Pesta gol Chelsea ditutup oleh striker muda lainnya, Liam Delap, pada menit ke-73. Memanfaatkan umpan matang dari Enzo Fernandez, Delap menembakkan bola dari jarak dekat yang, meskipun sempat dipertanyakan karena potensi offside, akhirnya disahkan oleh VAR. Skor 3-0 menjadi kemenangan terbesar Chelsea atas Barcelona dalam sejarah pertemuan mereka di Liga Champions.
Secara total, Chelsea bahkan sempat mencetak tiga gol lagi yang dianulir (setidaknya dua di antaranya karena offside), menandakan betapa dominannya mereka di sepanjang pertandingan. Statistik menunjukkan Barcelona tak mampu mengatasi pressing intensif Chelsea, membuat bintang-bintang seperti Lamine Yamal bermain di bawah performa terbaik.
Angker Tak Berujung bagi Barcelona di London
Kekalahan 3-0 ini mengukuhkan Stamford Bridge sebagai ‘kuburan’ bagi Barcelona. Catatan Opta memperlihatkan bahwa ini adalah kekalahan kelima Barcelona di markas Chelsea. Dari total delapan pertemuan di London Barat, tim Catalan tersebut hanya mampu mencuri satu kemenangan (pada musim 2005/2006, saat Andres Iniesta bahkan belum menjadi pahlawan di sana) dan dua hasil imbang. Kekalahan sebelumnya terjadi pada musim 2011/2012, 2006/2007, 2004/2005, dan 1999/2000, menegaskan bahwa kutukan London ini sudah berlangsung selama lebih dari dua dekade.

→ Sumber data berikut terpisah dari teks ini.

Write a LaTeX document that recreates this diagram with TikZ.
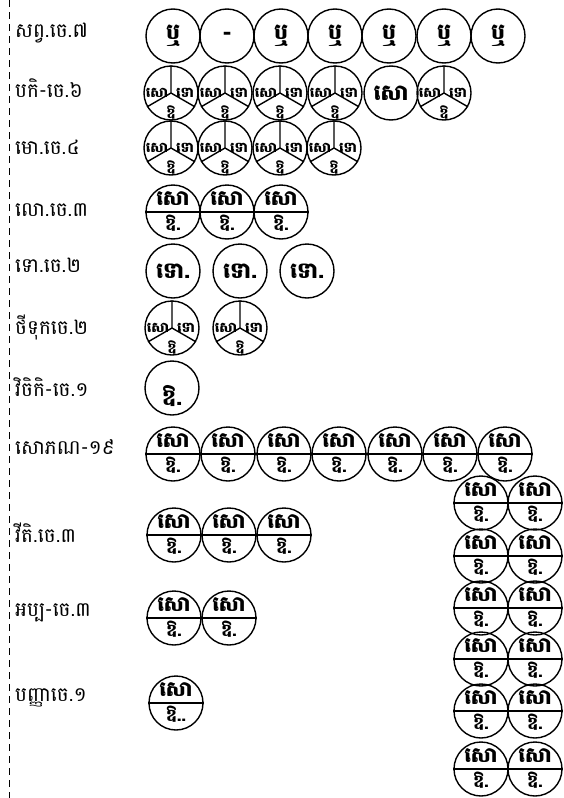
\documentclass[tikz,border=0pt]{standalone}
\usepackage{fontspec}
\newfontfamily\kh[Script=Khmer]{Battambang}
\tikzset{
  cc/.style={circle, draw, line width=1.4pt, minimum size=54pt, inner sep=0pt},
  ln/.style={line width=1.4pt},
  lbl/.style={anchor=west, inner sep=0pt, font=\kh\fontsize{20}{22}\selectfont},
  ys/.style={inner sep=0pt, font=\kh\bfseries\fontsize{14}{16}\selectfont},
  htop/.style={inner sep=0pt, font=\kh\bfseries\fontsize{21}{23}\selectfont},
  hbot/.style={inner sep=0pt, font=\kh\bfseries\fontsize{17}{19}\selectfont},
  bigt/.style={font=\kh\bfseries\fontsize{22}{24}\selectfont},
  sep/.style={line width=1.2pt, dash pattern=on 7pt off 5pt}
}
\newcommand\hcirc[4]{%
  \node[cc] (#1) at (#2,#3) {};
  \draw[ln] (#1.west) -- (#1.east);
  \node[htop] (#1t) at (#2,#3-13) {សោ};
  \node[hbot] (#1b) at (#2,#3+11) {#4};
}
\newcommand\ycirc[3]{%
  \node[cc] (#1) at (#2,#3) {};
  \draw[ln] (#1.center) -- (#1.north) (#1.center) -- (#1.210) (#1.center) -- (#1.330);
  \node[ys] (#1l) at (#2-14,#3) {សោ};
  \node[ys] (#1r) at (#2+14,#3) {ទោ};
  \node[ys] (#1b) at (#2,#3+19) {ឱ};
}
\newcommand\tcirc[4]{%
  \node[cc,bigt] (#1) at (#2,#3) {#4};
}
\begin{document}
\begin{tikzpicture}[x=1pt,y=-1pt]
\useasboundingbox (0,0) rectangle (564,798);
\coordinate (st) at (9.5,0);
\coordinate (sb) at (9.5,798);
\draw[sep] (st) -- (sb);

% labels
\node[lbl] (l1) at (15,33) {សព្វ.ចេ.៧};
\node[lbl] (l2) at (15,88) {បកិ-ចេ.៦};
\node[lbl] (l3) at (15,147) {មោ.ចេ.៤};
\node[lbl] (l4) at (15,210) {លោ.ចេ.៣};
\node[lbl] (l5) at (15,265) {ទោ.ចេ.២};
\node[lbl] (l6) at (15,327) {ថីទុកចេ.២};
\node[lbl] (l7) at (15,387) {វិចិកិ-ចេ.១};
\node[lbl] (l8) at (15,447) {សោភណ-១៩};
\node[lbl] (l9) at (15,533) {វីតិ.ចេ.៣};
\node[lbl] (l10) at (15,613) {អប្ប-ចេ.៣};
\node[lbl] (l11) at (15,698) {បញ្ញាចេ.១};

% row 1
\tcirc{a1}{173}{36}{ឬ}
\tcirc{a2}{227}{36}{-}
\tcirc{a3}{281}{36}{ឬ}
\tcirc{a4}{335}{36}{ឬ}
\tcirc{a5}{389}{36}{ឬ}
\tcirc{a6}{444}{36}{ឬ}
\tcirc{a7}{498}{36}{ឬ}

% row 2
\ycirc{b1}{171}{93}
\ycirc{b2}{225}{93}
\ycirc{b3}{280}{93}
\ycirc{b4}{335}{93}
\tcirc{b5}{391}{93}{សោ}
\ycirc{b6}{444}{93}

% row 3
\ycirc{c1}{171}{148}
\ycirc{c2}{225}{148}
\ycirc{c3}{280}{148}
\ycirc{c4}{334}{148}

% row 4
\hcirc{d1}{173}{212}{ឱ.}
\hcirc{d2}{227}{212}{ឱ.}
\hcirc{d3}{281}{212}{ឱ.}

% row 5
\tcirc{e1}{173}{271}{ទោ.}
\tcirc{e2}{240}{271}{ទោ.}
\tcirc{e3}{307}{271}{ទោ.}

% row 6
\ycirc{f1}{172}{328}
\ycirc{f2}{240}{328}

% row 7
\node[cc] (g1) at (172,388) {};
\node[bigt,inner sep=0pt] (g1t) at (172,396) {ឱ.};

% row 8
\hcirc{h1}{173}{454}{ឱ.}
\hcirc{h2}{228}{454}{ឱ.}
\hcirc{h3}{284}{454}{ឱ.}
\hcirc{h4}{339}{454}{ឱ.}
\hcirc{h5}{395}{454}{ឱ.}
\hcirc{h6}{450}{454}{ឱ.}
\hcirc{h7}{505}{454}{ឱ.}

% right block
\hcirc{r1a}{481}{503}{ឱ.}
\hcirc{r1b}{535}{503}{ឱ.}
\hcirc{r2a}{481}{556}{ឱ.}
\hcirc{r2b}{535}{556}{ឱ.}
\hcirc{r3a}{481}{608}{ឱ.}
\hcirc{r3b}{535}{608}{ឱ.}
\hcirc{r4a}{481}{659}{ឱ.}
\hcirc{r4b}{535}{659}{ឱ.}
\hcirc{r5a}{481}{711}{ឱ.}
\hcirc{r5b}{535}{711}{ឱ.}
\hcirc{r6a}{481}{769}{ឱ.}
\hcirc{r6b}{535}{769}{ឱ.}

% row 9
\hcirc{i1}{174}{535}{ឱ.}
\hcirc{i2}{229}{535}{ឱ.}
\hcirc{i3}{284}{535}{ឱ.}

% row 10
\hcirc{j1}{174}{618}{ឱ.}
\hcirc{j2}{229}{618}{ឱ.}

% row 11
\hcirc{k1}{176}{703}{ឱ..}
\end{tikzpicture}
\end{document}
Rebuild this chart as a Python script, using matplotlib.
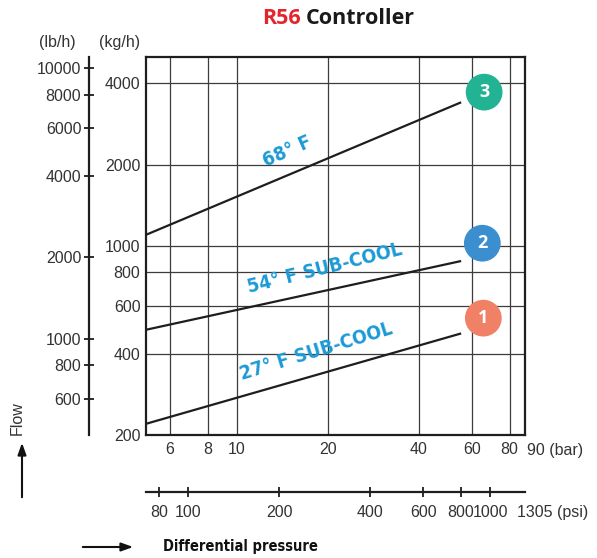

Hasil ini berdampak signifikan pada klasemen fase liga. Chelsea, yang kini mengumpulkan 10 poin (setelah sebelumnya ditahan imbang Qarabag 2-2) melonjak ke papan atas, setara dengan Manchester City dan Borussia Dortmund, dan berada dalam zona aman untuk lolos langsung ke fase knock out (posisi 1-8). Sementara itu, Barcelona, yang sebelumnya sempat menahan imbang Club Brugge 3-3, kini harus puas terdampar di peringkat ke-15 dengan 7 poin dari 5 pertandingan. Posisi ini menempatkan mereka dalam bahaya besar, terancam hanya lolos melalui babak play-off (posisi 9-16).
Janji Hansi Flick di Tengah Badai Kritik
Di tengah sorotan tajam dan potensi kritik yang akan menghujani, pelatih Barcelona Hansi Flick mencoba mempertahankan sikap optimis pasca-pertandingan. Pelatih asal Jerman itu mengakui kekalahan memalukan tersebut tetapi bersikeras melihat banyak hal positif, terutama dalam peningkatan intensitas latihan tim selama enam minggu terakhir.
“Kita akan melihat Barcelona yang berbeda dalam pertandingan-pertandingan berikutnya, itulah yang bisa saya janjikan,” ujar Flick, mengutip pernyataannya kepada ESPN. “Saya melihat bagaimana kami berlatih, kualitasnya, intensitasnya. Ini sangat berbeda dengan mungkin enam minggu yang lalu.”
Flick juga menyoroti kembalinya beberapa pemain kunci dari cedera dan flu sebagai sumber optimismenya. “Pemain-pemain sudah kembali, meningkatkan kualitas dalam latihan. Saya merasa optimis tentang hal itu dan melihatnya dengan positif. Anda bisa lihat saya senang Raphinha kembali di babak kedua hari ini, Marcus [Rashford] juga sudah pulih dari flu, Pedri juga akan comeback. Kami harus bekerja keras dan tetap optimis,” tutupnya.
Meskipun janji perbaikan ini memberikan secercah harapan bagi Culers, fakta di lapangan menunjukkan bahwa Barcelona harus segera menemukan cara untuk mengatasi ‘trauma’ Stamford Bridge dan, yang lebih penting, membenahi lini belakang mereka yang tampak kacau balau, terutama dalam menghadapi tekanan tinggi. Hanya dengan perubahan nyata, janji Flick dapat terwujud, dan Barcelona bisa kembali bersaing di level tertinggi Eropa.